Landscape design also matters. Romans understood that shading walls and windows prevented unwanted heat gain that could overwhelm thermal mass. Deciduous trees, pergolas, and architectural shading devices remain essential complements to thermally massive buildings.

The Timeless Relevance of Roman Thermal Engineering
As climate change intensifies temperature extremes and energy costs rise, the Roman approach to thermal comfort grows increasingly relevant. Their buildings didn’t fight climate—they worked with natural thermal rhythms, using mass to smooth temperature fluctuations and create comfortable spaces with minimal energy input.
Modern technology enhances rather than replaces these ancient principles. Sophisticated modeling software helps optimize thermal mass placement and quantity. Advanced materials expand design possibilities. But the fundamental insight remains unchanged: massive materials that slowly absorb and release heat create naturally comfortable buildings that respect both environmental limits and human wellbeing.
The Romans built for eternity, creating structures that would serve multiple generations. That long-term perspective led them to invest in massive, durable construction that continues performing after two millennia. As we confront sustainability challenges requiring century-scale thinking, perhaps the greatest lesson from Roman thermal mass isn’t technical—it’s philosophical. Building for permanence, durability, and passive performance represents a fundamentally different approach than designing for minimum first cost and twenty-year obsolescence.

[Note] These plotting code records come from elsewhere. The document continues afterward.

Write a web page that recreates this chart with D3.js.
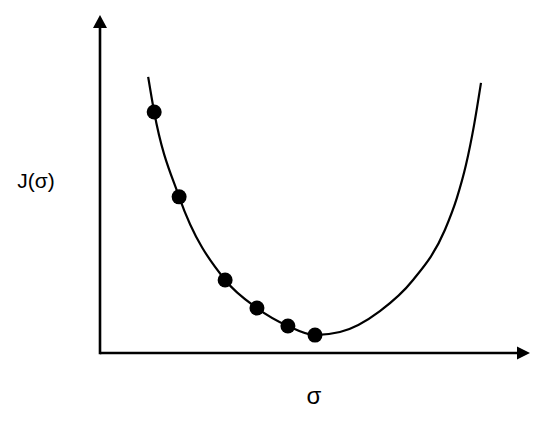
<!DOCTYPE html>
<html>
<head>
<meta charset="utf-8">
<script src="https://cdn.jsdelivr.net/npm/d3@7"></script>
<style>
  body { margin: 0; background: #fff; }
  svg { display: block; font-family: "Liberation Sans", Arial, sans-serif; }
</style>
</head>
<body>
<div id="chart"></div>
<script>
(function () {

var width = 550;
var height = 421;

// curve J(sigma) (sigma, J)
var curveSigma = [1.12, 1.26, 1.84, 2.91, 3.65, 4.37, 5.00, 5.58, 6.51, 7.28, 8.02, 8.30, 8.51, 8.70, 8.86];
var curveJ     = [8.17, 7.13, 4.62, 2.16, 1.33, 0.80, 0.53, 0.62, 1.24, 2.16, 3.64, 4.59, 5.56, 6.75, 7.99];

// sampled points
var pointSigma = [1.26, 1.84, 2.91, 3.65, 4.37, 5.00];
var pointJ     = [7.13, 4.62, 2.16, 1.33, 0.80, 0.53];

var xLabel = "σ";
var yLabel = "J(σ)";

var svg = d3.select("#chart")
  .append("svg")
  .attr("width", width)
  .attr("height", height);

// axis origin at (0,0), arrows at the end of the range
var x = d3.scaleLinear().domain([0, 10]).range([100, 530]);
var y = d3.scaleLinear().domain([0, 10]).range([353, 15]);

var curveData = curveSigma.map(function (s, i) { return { s: s, j: curveJ[i] }; });
var pointData = pointSigma.map(function (s, i) { return { s: s, j: pointJ[i] }; });

// axes
svg.append("line")
  .attr("x1", x(0)).attr("y1", y(0))
  .attr("x2", x(10) - 12).attr("y2", y(0))
  .style("stroke", "#000")
  .style("stroke-width", "2.6px");

svg.append("line")
  .attr("x1", x(0)).attr("y1", y(0) + 1.3)
  .attr("x2", x(0)).attr("y2", y(10) + 12)
  .style("stroke", "#000")
  .style("stroke-width", "2.6px");

// arrow heads
svg.append("path")
  .attr("d", "M" + x(10) + "," + y(0) + "L" + (x(10) - 13) + "," + (y(0) - 6.5) + "L" + (x(10) - 13) + "," + (y(0) + 6.5) + "Z")
  .style("fill", "#000");

svg.append("path")
  .attr("d", "M" + x(0) + "," + y(10) + "L" + (x(0) - 7) + "," + (y(10) + 13) + "L" + (x(0) + 7) + "," + (y(10) + 13) + "Z")
  .style("fill", "#000");

// the curve
var line = d3.line()
  .x(function (d) { return x(d.s); })
  .y(function (d) { return y(d.j); })
  .curve(d3.curveMonotoneX);

svg.append("path")
  .datum(curveData)
  .attr("d", line)
  .style("fill", "none")
  .style("stroke", "#000")
  .style("stroke-width", "2.2px");

// dots
svg.selectAll("circle.pt")
  .data(pointData)
  .enter()
  .append("circle")
  .attr("class", "pt")
  .attr("cx", function (d) { return x(d.s); })
  .attr("cy", function (d) { return y(d.j); })
  .attr("r", 7.5)
  .style("fill", "#000");

// labels
svg.append("text")
  .attr("x", 36)
  .attr("y", 188)
  .attr("text-anchor", "middle")
  .style("font-size", "21px")
  .text(yLabel);

svg.append("text")
  .attr("x", 314)
  .attr("y", 404)
  .attr("text-anchor", "middle")
  .style("font-size", "24px")
  .text(xLabel);

})();
</script>
</body>
</html>
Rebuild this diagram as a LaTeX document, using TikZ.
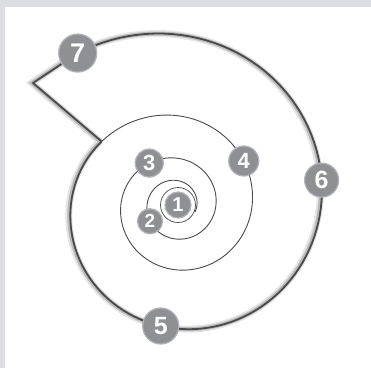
\documentclass[tikz,border=0pt]{standalone}
\usepackage{fontspec}
\setmainfont{Liberation Sans}
\usepackage{tikz}
\usetikzlibrary{calc}
\definecolor{sframe}{HTML}{DCDDE0}
\definecolor{sline}{HTML}{4A4A4D}
\definecolor{snode}{HTML}{8F9094}
\definecolor{sedge}{HTML}{B2B3B6}
\tikzset{
  numdot/.style={circle, fill=snode, draw=sedge, line width=1.2pt,
                 text=white, inner sep=0pt},
  inner/.style={draw=sline, line width=0.9pt},
  shell/.style={draw=sline, line width=1.8pt, line join=round,
    preaction={draw=black, opacity=.10, line width=7pt, transform canvas={xshift=-1.5pt}},
    preaction={draw=black, opacity=.18, line width=4pt, transform canvas={xshift=-1pt}}},
}
% radius of the shell spiral at angle #1
\newcommand\shellr[1]{34*exp(0.1613*((#1)-270)/90)}

\begin{document}
\begin{tikzpicture}[x=1pt, y=1pt]
  \useasboundingbox (-176,-163) rectangle (195,205);
  \fill[sframe] (-176,-163) rectangle (195,205);
  \fill[white] (-171,-163) rectangle (195,198);

  \coordinate (junc) at (859.5:{\shellr{859.5}});
  \coordinate (tip) at (-143,122);

  % inner turns
  \draw[inner] plot[domain=-20:859.5, samples=260, variable=\t] (\t:{\shellr{\t}});
  % outer wall
  \draw[shell] plot[domain=859.5:1202.9, samples=120, variable=\t] (\t:{\shellr{\t}})
    -- (tip) -- (junc);

  \node[numdot, minimum size=26pt, font=\bfseries\fontsize{20}{20}\selectfont]
    (p1) at (2,0) {1};
  \draw[sline, line width=0.7pt] (p1.center) circle (17.5);
  \node[numdot, minimum size=25pt, font=\bfseries\fontsize{19}{19}\selectfont]
    (p2) at (212:{\shellr{212}}) {2};
  \node[numdot, minimum size=28pt, font=\bfseries\fontsize{22}{22}\selectfont]
    (p3) at (482.5:{\shellr{482.5}}) {3};
  \node[numdot, minimum size=30pt, font=\bfseries\fontsize{22}{22}\selectfont]
    (p4) at (753:{\shellr{753}}) {4};
  \node[numdot, minimum size=36pt, font=\bfseries\fontsize{25}{25}\selectfont]
    (p5) at (982.8:{\shellr{982.8}}) {5};
  \node[numdot, minimum size=34pt, font=\bfseries\fontsize{25}{25}\selectfont]
    (p6) at (1089.7:{\shellr{1089.7}}) {6};
  \node[numdot, minimum size=38pt, font=\bfseries\fontsize{27}{27}\selectfont]
    (p7) at (1202.9:{\shellr{1202.9}}) {7};
\end{tikzpicture}
\end{document}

The power of Roman thermal mass lies not in nostalgia for ancient methods, but in recognizing that effective solutions need not be novel. Sometimes the most innovative path forward involves looking backward, rediscovering wisdom that time has tested and validated across centuries. In our rush toward technological solutions, we risk overlooking elegant answers that have been standing in plain sight, keeping Romans comfortable, for two thousand years.